Reform capital gains taxes

Readers of this column will no doubt be well-versed in the debacle of the recent capital gains tax proposal to bump up the inclusion rate to 66 2/3 per cent from the current rate of 50 per cent. While this proposal never actually transpired, CPA Ontario is calling on the government to maintain its commitment not to raise the inclusion rate, and even consider reducing it.

The report argues that high capital gains taxes discourage long-term investment and entrepreneurial activity, particularly in sectors reliant on venture capital and private equity. And taxes on capital tend to “lock in” capital instead of moving it to more productive investments, something I have discussed before in that investors are reluctant to sell an asset, even if it has performed well over the years, as they don’t want to pay the capital gains tax associated with a sale and reinvestment decision.

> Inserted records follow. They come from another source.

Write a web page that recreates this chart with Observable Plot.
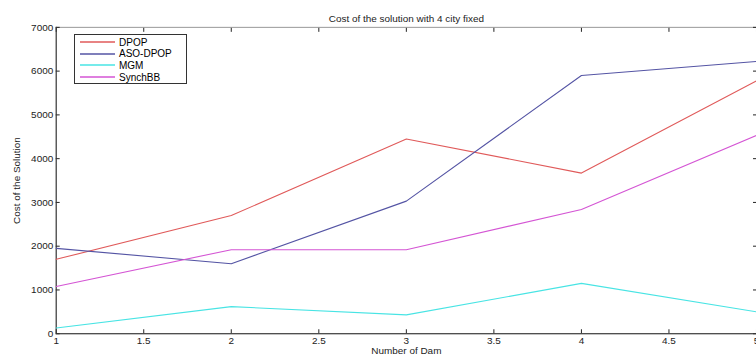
<!DOCTYPE html>
<html><head><meta charset="utf-8">
<script src="https://cdn.jsdelivr.net/npm/d3@7"></script>
<script src="https://cdn.jsdelivr.net/npm/@observablehq/plot@0.6"></script>
<style>
html,body{margin:0;padding:0;background:#fff;overflow:hidden;width:756px;height:356px;}
#wrap{position:relative;width:756px;height:356px;overflow:hidden;}
#legend{position:absolute;left:74px;top:34px;width:113px;height:50px;border:1px solid #333;background:#fff;font-family:"Liberation Sans",Arial,sans-serif;font-size:10px;box-sizing:border-box;padding-top:1.5px;}
#legend .row{display:flex;align-items:center;height:11.6px;}
#legend svg{display:block;margin-left:5px;margin-right:4px;}
</style></head>
<body><div id="wrap"><div id="chart"></div><div id="legend"></div></div>
<script>
const xs = [1, 2, 3, 4, 5];
const seriesNames = ["DPOP", "ASO-DPOP", "MGM", "SynchBB"];
const dpop = [1700, 2700, 4450, 3670, 5780];
const asoDpop = [1950, 1600, 3030, 5900, 6220];
const mgm = [130, 620, 430, 1150, 500];
const synchBB = [1080, 1920, 1920, 2840, 4530];
const colors = ["#e05a5a", "#5454a4", "#48e4e4", "#d455d4"];
const xTicks = [1, 1.5, 2, 2.5, 3, 3.5, 4, 4.5, 5];
const yTicks = [0, 1000, 2000, 3000, 4000, 5000, 6000, 7000];

const values = [dpop, asoDpop, mgm, synchBB];
const data = [];
seriesNames.forEach((s, i) => xs.forEach((x, j) => data.push({series: s, x, y: values[i][j]})));

const font = '"Liberation Sans", Arial, sans-serif';
const chart = Plot.plot({
  width: 760, height: 356,
  marginLeft: 56, marginRight: 0, marginTop: 27, marginBottom: 21,
  style: {fontFamily: font, fontSize: "10px", color: "#222", background: "#fff"},
  x: {domain: [1, 5]},
  y: {domain: [0, 7000]},
  color: {domain: seriesNames, range: colors},
  marks: [
    Plot.frame({stroke: "#999"}),
    Plot.axisX({ticks: xTicks, tickSize: -4, tickPadding: 7, tickFormat: d => String(d), label: "Number of Dam", labelAnchor: "center", labelArrow: "none", labelOffset: 20}),
    Plot.axisX({anchor: "top", ticks: xTicks, tickSize: -4, tickFormat: () => "", label: null}),
    Plot.axisY({ticks: yTicks, tickSize: -4, tickPadding: 7, tickFormat: d => String(d), label: "Cost of the Solution", labelAnchor: "center", labelArrow: "none", labelOffset: 44}),
    Plot.axisY({anchor: "right", ticks: yTicks, tickSize: -4, tickFormat: () => "", label: null}),
    Plot.ruleY([0], {stroke: "#333"}),
    Plot.ruleX([1], {stroke: "#333"}),
    Plot.line(data, {x: "x", y: "y", z: "series", stroke: "series", strokeWidth: 1.1}),
    Plot.text(["Cost of the solution with 4 city fixed"], {frameAnchor: "top", dy: -13, fontSize: 10, fill: "#222"})
  ]
});
document.getElementById("chart").appendChild(chart);

const leg = document.getElementById("legend");
seriesNames.forEach((s, i) => {
  const r = document.createElement("div"); r.className = "row";
  r.innerHTML = `<svg width="35" height="4"><line x1="0" x2="35" y1="2" y2="2" stroke="${colors[i]}" stroke-width="1.5"/></svg>`;
  const t = document.createElement("span"); t.textContent = s;
  r.appendChild(t); leg.appendChild(r);
});
</script></body></html>
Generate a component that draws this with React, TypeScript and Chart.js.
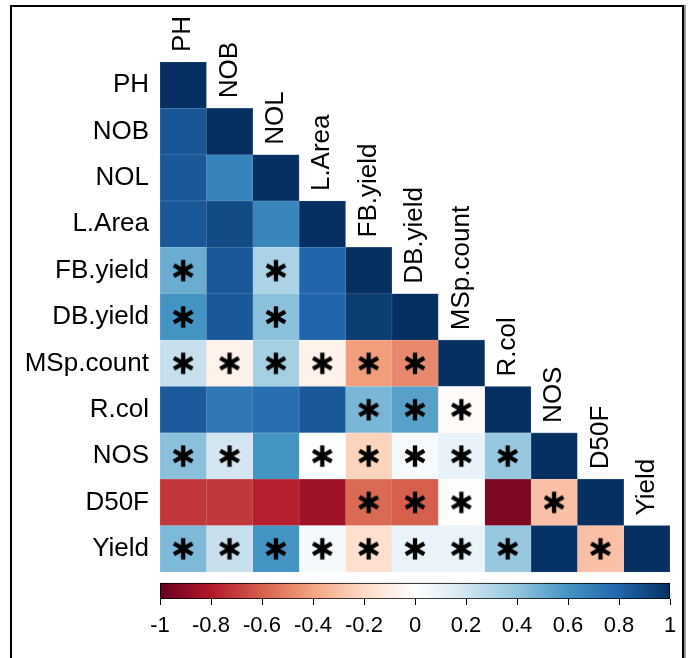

To this end, the report also recommended that Canada introduce a broad capital gains tax rollover provision, allowing investors to defer tax on realized capital gains if proceeds are reinvested in another qualifying asset. As the report notes, “This recognizes the economic value of reinvestment and removes disincentives to reallocate capital to more productive uses.”

Simplify the Income Tax Act

Finally, the tax law is too complex. My current print version of the federal Income Tax Act , just updated this summer, now comes in two volumes, and is more than 2,800 pages. CPA Ontario believes that tax reform in Canada must prioritize simplification. The current tax complexity leads to high compliance costs, especially for lower income households and smaller businesses. It also increases administration costs for government bodies, which often have to deal with the minutiae of the tax rules to determine whether someone qualifies for a specific credit or deduction.

The report also suggests removing “ineffective tax expenditures,” such as the myriad boutique tax credits that are costly to administer and the benefits of which could be redistributed via a broad reduction of general tax rates.